Baffert, who is 16 years old, said she is here in the United States to explore and develop a good understanding of English.

Baffert came to the United States just a week before school started. Born and raised near Lyon, France, she decided to become an exchange student. Baffert lived in France her whole life and now she wants to have the time of her life in the United States.

“My parents didn’t want me to go away but I wanted to experience something new and to start my adventure,” Baffert said. “I filled out an application to become an exchange student.”

She was raised with a different schooling system where the teachers would switch classes instead of students. Another difficult task that she was forced to get used to was not getting two weeks off of school every two months. In France, students go to all 8 classes everyday. Also the school is divided so that the only time to see students that aren’t in their own grade level is during lunch.

“I was so lost for the first few weeks of school, finding classes and not knowing how much time you have left to get to the other side of the school,” Baffert said. “It would be so much easier if teachers switched classes instead of students.”
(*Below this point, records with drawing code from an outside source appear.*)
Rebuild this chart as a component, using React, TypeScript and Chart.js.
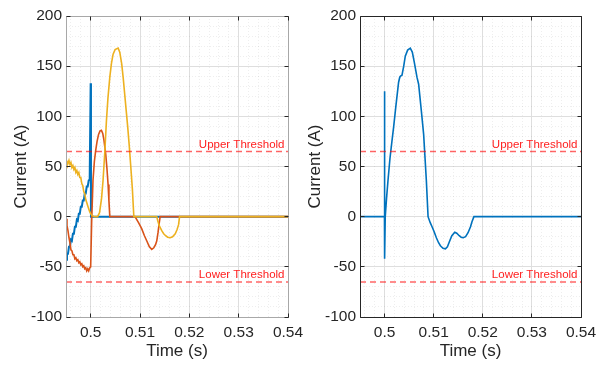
import React, { useEffect, useRef } from "react";
import { Chart, registerables } from "chart.js";

Chart.register(...registerables);

const FONT = "'Liberation Sans', Arial, Helvetica, sans-serif";
const TEXT = "#262626";

// axes
const xMin = 0.495;
const xMax = 0.54;
const yMin = -100;
const yMax = 200;
const xTicks = [0.5, 0.51, 0.52, 0.53, 0.54];
const yTicks = [-100, -50, 0, 50, 100, 150, 200];
const xMinorStep = 0.002;
const yMinorStep = 10;
const xTitle = "Time (s)";
const yTitle = "Current (A)";

// thresholds
const upperThreshold = 65;
const lowerThreshold = -65;
const upperLabel = "Upper Threshold";
const lowerLabel = "Lower Threshold";

// pre-fault sample times (left panel)
const preT = [
  0.495, 0.4952, 0.4954, 0.4956, 0.4958, 0.496, 0.4962, 0.4964, 0.4966, 0.4968,
  0.497, 0.4972, 0.4974, 0.4976, 0.4978, 0.498, 0.4982, 0.4984, 0.4986, 0.4988,
  0.499, 0.4992, 0.4994, 0.4996, 0.4998, 0.5,
];

// left panel: phase A (blue)
const blueT = [...preT, 0.50006, 0.54];
const blueI = [
  -43, -37, -37, -30, -30, -23, -24, -17, -17, -10, -10, -3, -4, 3, 3, 10, 10, 16, 16, 23,
  23, 30, 30, 36, 37, 133, 0, 0,
];

// left panel: phase B (orange)
const orangeT = [
  ...preT, 0.5002, 0.50047, 0.50075, 0.50102, 0.5013, 0.5016, 0.5019, 0.50218, 0.50245,
  0.5027, 0.50306, 0.5033, 0.50353, 0.5037, 0.50388, 0.50898, 0.5097, 0.51034, 0.5109,
  0.51136, 0.5119, 0.51238, 0.5128, 0.51315, 0.5134, 0.51365, 0.51388, 0.51408, 0.54,
];
const orangeI = [
  -2, -9, -14, -21, -26, -33, -34, -38, -38, -42, -41, -44, -43, -46, -45, -48, -47, -50,
  -49, -52, -51, -54, -52, -54, -51, -50,
  -5, 36, 55, 66, 75, 82, 85.5, 86, 83, 76, 62, 48, 32, 16, 0, 0, -6, -12, -19, -24, -30,
  -32.6, -31, -28, -24, -16, -7, 0, 0,
];

// left panel: phase C (yellow)
const yellowT = [
  ...preT, 0.5003, 0.5008, 0.5014, 0.5018, 0.5022, 0.50251, 0.50286, 0.5032, 0.5035,
  0.50388, 0.50422, 0.50455, 0.50495, 0.50557, 0.5059, 0.5063, 0.5066, 0.5069, 0.5072,
  0.5075, 0.5078, 0.5081, 0.50845, 0.50875, 0.5134, 0.5136, 0.5139, 0.51441, 0.5148,
  0.5152, 0.5156, 0.51612, 0.5166, 0.51714, 0.5175, 0.51782, 0.51802, 0.54,
];
const yellowI = [
  49, 55, 53, 56, 52, 54, 49, 51, 47, 49, 44, 46, 42, 44, 39, 39, 33, 31, 25, 23, 17, 14,
  11, 8, 5, 3,
  1, 0, 0, 4, 18, 36, 64, 96, 118, 139, 153, 162, 166.5, 168, 164, 152, 138, 122, 106,
  90, 72, 52, 28, 0, 0, -4, -9, -14, -17, -19, -20.5, -21, -20, -17, -13, -8, 0, 0,
];

// right panel: residual current (blue)
const rightT = [
  0.495, 0.49998, 0.5, 0.50002, 0.50014, 0.5004, 0.5007, 0.5011, 0.5015, 0.50184, 0.5023,
  0.50286, 0.5031, 0.50325, 0.50355, 0.5039, 0.50422, 0.5047, 0.50524, 0.50565, 0.50605,
  0.5066, 0.50694, 0.5075, 0.50796, 0.5082, 0.50851, 0.50886, 0.5093, 0.50967, 0.5101,
  0.51055, 0.511, 0.51137, 0.5119, 0.51239, 0.5128, 0.5132, 0.5137, 0.5143, 0.5147,
  0.5152, 0.5156, 0.516, 0.5165, 0.517, 0.5175, 0.5178, 0.5182, 0.54,
];
const rightI = [
  0, 0, 125, -42, 0, 18, 36, 58, 75, 89, 110, 134, 139, 140, 141, 150, 160, 166, 168, 164,
  154, 139, 132, 105, 82, 62, 36, 0, -6, -10, -15, -21, -26, -29, -31.5, -32, -30, -25,
  -19, -15.5, -16.5, -19, -20.5, -21, -20, -16, -10, -5, 0, 0,
];

type Series = { t: number[]; i: number[]; color: string; order: number; width: number };
type Panel = {
  series: Series[];
  frameColor: string;
  yWidth: number;
  padRight: number;
  yTitlePad: number;
};

const leftPanel: Panel = {
  series: [
    { t: blueT, i: blueI, color: "#0072BD", order: 3, width: 2 },
    { t: orangeT, i: orangeI, color: "#D95319", order: 2, width: 1.6 },
    { t: yellowT, i: yellowI, color: "#EDB120", order: 1, width: 1.6 },
  ],
  frameColor: "#a8a8a8",
  yWidth: 66,
  padRight: 32,
  yTitlePad: 11.5,
};

const rightPanel: Panel = {
  series: [{ t: rightT, i: rightI, color: "#0072BD", order: 1, width: 1.6 }],
  frameColor: "#262626",
  yWidth: 62,
  padRight: 15,
  yTitlePad: 7.5,
};

const align = (p: number) => Math.round(p - 0.5) + 0.5;

function buildChart(canvas: HTMLCanvasElement, panel: Panel) {
  const minorGrid = {
    id: "minorGrid",
    beforeDatasetsDraw(chart: any) {
      const { ctx, chartArea: a, scales } = chart;
      const xs = scales.x;
      const ys = scales.y;
      ctx.save();
      ctx.strokeStyle = "rgba(38,38,38,0.08)";
      ctx.lineWidth = 1;
      ctx.setLineDash([1, 2]);
      ctx.beginPath();
      const k0 = Math.ceil(xMin / xMinorStep - 1e-6);
      const k1 = Math.floor(xMax / xMinorStep + 1e-6);
      for (let k = k0; k <= k1; k++) {
        if (k % 5 === 0) continue;
        const px = align(xs.getPixelForValue(k * xMinorStep));
        ctx.moveTo(px, a.top);
        ctx.lineTo(px, a.bottom);
      }
      const j0 = Math.ceil(yMin / yMinorStep);
      const j1 = Math.floor(yMax / yMinorStep);
      for (let j = j0; j <= j1; j++) {
        if (j % 5 === 0) continue;
        const py = align(ys.getPixelForValue(j * yMinorStep));
        ctx.moveTo(a.left, py);
        ctx.lineTo(a.right, py);
      }
      ctx.stroke();
      ctx.restore();
    },
  };

  const frame = {
    id: "frame",
    afterDatasetsDraw(chart: any) {
      const { ctx, chartArea: a, scales } = chart;
      const L = align(a.left);
      const R = align(a.right);
      const T = align(a.top);
      const B = align(a.bottom);
      ctx.save();
      ctx.lineWidth = 1;
      ctx.strokeStyle = panel.frameColor;
      ctx.beginPath();
      ctx.rect(L, T, R - L, B - T);
      ctx.stroke();
      ctx.strokeStyle = TEXT;
      ctx.beginPath();
      const tl = 4;
      xTicks.forEach((v) => {
        const px = align(scales.x.getPixelForValue(v));
        ctx.moveTo(px, B);
        ctx.lineTo(px, B - tl);
        ctx.moveTo(px, T);
        ctx.lineTo(px, T + tl);
      });
      yTicks.forEach((v) => {
        const py = align(scales.y.getPixelForValue(v));
        ctx.moveTo(L, py);
        ctx.lineTo(L + tl, py);
        ctx.moveTo(R, py);
        ctx.lineTo(R - tl, py);
      });
      ctx.stroke();
      ctx.restore();
    },
  };

  const thresholdLabels = {
    id: "thresholdLabels",
    afterDatasetsDraw(chart: any) {
      const { ctx, chartArea: a, scales } = chart;
      ctx.save();
      ctx.font = `11.5px ${FONT}`;
      ctx.fillStyle = "#ff2020";
      ctx.textAlign = "right";
      ctx.textBaseline = "alphabetic";
      const uy = scales.y.getPixelForValue(upperThreshold);
      const ly = scales.y.getPixelForValue(lowerThreshold);
      ctx.fillText(upperLabel, a.right - 3.5, uy - 3.5);
      ctx.fillText(lowerLabel, a.right - 3.5, ly - 3.5);
      ctx.restore();
    },
  };

  const datasets: any[] = panel.series.map((s) => ({
    data: s.t.map((t, k) => ({ x: t, y: s.i[k] })),
    borderColor: s.color,
    borderWidth: s.width,
    pointRadius: 0,
    tension: 0,
    fill: false,
    order: s.order,
  }));
  [upperThreshold, lowerThreshold].forEach((th) => {
    datasets.push({
      data: [
        { x: xMin, y: th },
        { x: xMax, y: th },
      ],
      borderColor: "rgba(255,0,0,0.6)",
      borderWidth: 1.5,
      borderDash: [6, 4],
      pointRadius: 0,
      fill: false,
      order: 0,
    });
  });

  return new Chart(canvas, {
    type: "line",
    data: { datasets },
    options: {
      animation: false,
      responsive: false,
      maintainAspectRatio: false,
      events: [],
      layout: { padding: { left: 0, right: panel.padRight, top: 16, bottom: 0 } },
      plugins: {
        legend: { display: false },
        tooltip: { enabled: false },
        title: { display: false },
      },
      scales: {
        x: {
          type: "linear",
          min: xMin,
          max: xMax,
          afterBuildTicks: (s: any) => {
            s.ticks = xTicks.map((v) => ({ value: v }));
          },
          afterFit: (s: any) => {
            s.height = 50;
            s.paddingLeft = 0;
            s.paddingRight = 0;
          },
          ticks: {
            autoSkip: false,
            maxRotation: 0,
            padding: 6,
            color: TEXT,
            font: { family: FONT, size: 15.5 },
            callback: (v: any) => String(v),
          },
          grid: { color: "#dedede", lineWidth: 1, drawTicks: false },
          border: { display: false },
          title: {
            display: true,
            text: xTitle,
            color: TEXT,
            font: { family: FONT, size: 17 },
            padding: { top: 0, bottom: 5 },
          },
        },
        y: {
          type: "linear",
          min: yMin,
          max: yMax,
          afterBuildTicks: (s: any) => {
            s.ticks = yTicks.map((v) => ({ value: v }));
          },
          afterFit: (s: any) => {
            s.width = panel.yWidth;
            s.paddingTop = 0;
            s.paddingBottom = 0;
          },
          ticks: {
            autoSkip: false,
            padding: 4,
            color: TEXT,
            font: { family: FONT, size: 15.5 },
            callback: (v: any) => String(v),
          },
          grid: { color: "#dedede", lineWidth: 1, drawTicks: false },
          border: { display: false },
          title: {
            display: true,
            text: yTitle,
            color: TEXT,
            font: { family: FONT, size: 17 },
            padding: { top: panel.yTitlePad, bottom: 0 },
          },
        },
      },
    } as any,
    plugins: [minorGrid, frame, thresholdLabels],
  });
}

export default function App() {
  const leftRef = useRef<HTMLCanvasElement>(null);
  const rightRef = useRef<HTMLCanvasElement>(null);

  useEffect(() => {
    const c1 = buildChart(leftRef.current as HTMLCanvasElement, leftPanel);
    const c2 = buildChart(rightRef.current as HTMLCanvasElement, rightPanel);
    return () => {
      c1.destroy();
      c2.destroy();
    };
  }, []);

  return (
    <div
      style={{
        position: "absolute",
        left: 0,
        top: 0,
        width: 596,
        height: 367,
        background: "#ffffff",
        overflow: "hidden",
      }}
    >
      <canvas
        ref={leftRef}
        width={320}
        height={367}
        style={{ position: "absolute", left: 0, top: 0, width: 320, height: 367 }}
      />
      <canvas
        ref={rightRef}
        width={298}
        height={367}
        style={{ position: "absolute", left: 298, top: 0, width: 298, height: 367 }}
      />
    </div>
  );
}
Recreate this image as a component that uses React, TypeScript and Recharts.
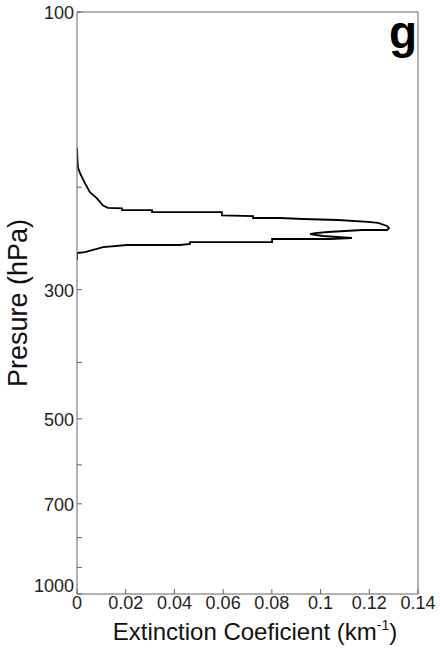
import { LineChart, Line, XAxis, YAxis } from 'recharts';

const extinction = [
    0, 0.0002, 0.0004, 0.0012, 0.0033, 0.0053, 0.0082, 0.0107, 0.0127, 0.0185,
    0.0185, 0.0308, 0.0308, 0.0595, 0.0595, 0.0723, 0.0723, 0.0833, 0.0928, 0.1072,
    0.1195, 0.1236, 0.1273, 0.1281, 0.1273, 0.117, 0.1031, 0.0977, 0.0957, 0.101,
    0.1129, 0.1039, 0.0801, 0.0801, 0.0464, 0.0464, 0.0423, 0.0205, 0.0107, 0.0033,
    0, 0,
];
const pressure = [
    171, 180, 185, 189, 197, 204, 209, 215, 217, 217.5,
    219, 219, 220.7, 220.7, 223.5, 224.2, 225.9, 225.9, 226.8, 227.7,
    229.5, 230.4, 233.2, 235, 236.9, 236.9, 238.8, 239.8, 240.7, 242.6,
    244.5, 245.5, 245.5, 248.5, 248.5, 250.4, 251.4, 251.4, 253.4, 258.5,
    259.5, 267,
];

const xTicks = [0, 0.02, 0.04, 0.06, 0.08, 0.1, 0.12, 0.14];
const yTicks = [100, 200, 300, 400, 500, 600, 700, 800, 900, 1000];
const yLabeled = [100, 300, 500, 700, 1000];

const data = extinction.map((v, i) => ({ ext: v, p: pressure[i] }));

const FONT = '"Liberation Sans", Arial, Helvetica, sans-serif';
const AXIS = '#666';

const LeftTick = (props: any) => {
    const { x, y, payload } = props;
    const v = payload.value;
    return (
        <g>
            <line x1={x} x2={x + 5} y1={y} y2={y} stroke={AXIS} />
            {yLabeled.includes(v) && (
                <text x={x - 3} y={v === 1000 ? y - 8 : y + 1} dy="0.35em" textAnchor="end" fontSize={18} fontFamily={FONT} fill="#222">
                    {v}
                </text>
            )}
        </g>
    );
};

const RightTick = (props: any) => {
    const { x, y } = props;
    return <line x1={x} x2={x - 5} y1={y} y2={y} stroke={AXIS} />;
};

const BottomTick = (props: any) => {
    const { x, y, payload } = props;
    return (
        <g>
            <line x1={x} x2={x} y1={y} y2={y - 5} stroke={AXIS} />
            <text x={x} y={y + 15} textAnchor="middle" fontSize={18} fontFamily={FONT} fill="#222">
                {String(payload.value)}
            </text>
        </g>
    );
};

const TopTick = (props: any) => {
    const { x, y } = props;
    return <line x1={x} x2={x} y1={y} y2={y + 5} stroke={AXIS} />;
};

export default function App() {
    return (
        <div style={{ position: 'absolute', left: 0, top: 0, width: 440, height: 651, background: '#fff' }}>
            <LineChart
                width={440}
                height={651}
                data={data}
                layout="vertical"
                margin={{ top: 11, right: 21, bottom: 56, left: 76 }}
            >
                <XAxis
                    type="number"
                    dataKey="ext"
                    domain={[0, 0.14]}
                    ticks={xTicks}
                    interval={0}
                    height={1}
                    tickSize={0}
                    tickMargin={0}
                    tickLine={false}
                    stroke={AXIS}
                    tick={<BottomTick />}
                    allowDataOverflow
                />
                <XAxis
                    xAxisId="top"
                    orientation="top"
                    type="number"
                    domain={[0, 0.14]}
                    ticks={xTicks}
                    interval={0}
                    height={1}
                    tickSize={0}
                    tickMargin={0}
                    tickLine={false}
                    stroke={AXIS}
                    tick={<TopTick />}
                />
                <YAxis
                    type="number"
                    dataKey="p"
                    scale="log"
                    domain={[100, 1000]}
                    ticks={yTicks}
                    interval={0}
                    width={1}
                    tickSize={0}
                    tickMargin={0}
                    tickLine={false}
                    stroke={AXIS}
                    tick={<LeftTick />}
                    allowDataOverflow
                />
                <YAxis
                    yAxisId="right"
                    orientation="right"
                    type="number"
                    scale="log"
                    domain={[100, 1000]}
                    ticks={yTicks}
                    interval={0}
                    width={1}
                    tickSize={0}
                    tickMargin={0}
                    tickLine={false}
                    stroke={AXIS}
                    tick={<RightTick />}
                />
                <Line
                    dataKey="ext"
                    type="linear"
                    stroke="#000"
                    strokeWidth={1.8}
                    dot={false}
                    isAnimationActive={false}
                />
                <text x={403} y={48} textAnchor="middle" fontSize={46} fontWeight="bold" fontFamily={FONT} fill="#000">
                    g
                </text>
                <text x={255} y={640} textAnchor="middle" fontSize={24} fontFamily={FONT} fill="#111">
                    Extinction Coeficient (km
                    <tspan dx={0} dy={-10} fontSize={14}>-1</tspan>
                    <tspan dy={10}>)</tspan>
                </text>
                <text
                    x={18}
                    y={303}
                    transform="rotate(-90 18 303)"
                    textAnchor="middle"
                    dominantBaseline="central"
                    fontSize={27}
                    fontFamily={FONT}
                    fill="#111"
                >
                    Presure (hPa)
                </text>
            </LineChart>
        </div>
    );
}
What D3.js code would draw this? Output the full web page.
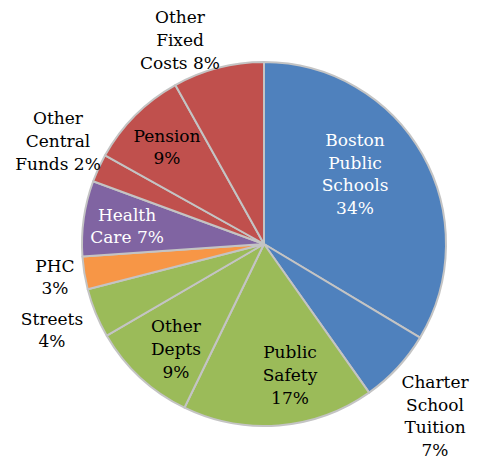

Despite the French culture Baffert left behind, she is already trying out new things and adapting American culture and traditions. She joined the school’s golf team and is very excited to play and compete with others.

“I really like golf,” she said. “It’s very relaxing.”

In France, Baffert hasn’t experienced much school spirit because they don’t have school sports teams.

“If you want to do a sport you’ll have to do them outside of school,” Baffert said.

She said she enjoys pep rallies and football games as well as the educational opportunities in the United States. She said she would consider living here if she has the opportunity in doing so.

“In the future after my graduation, I plan on living here in America because I love how life is here and how people are super friendly and independent,” Baffert said.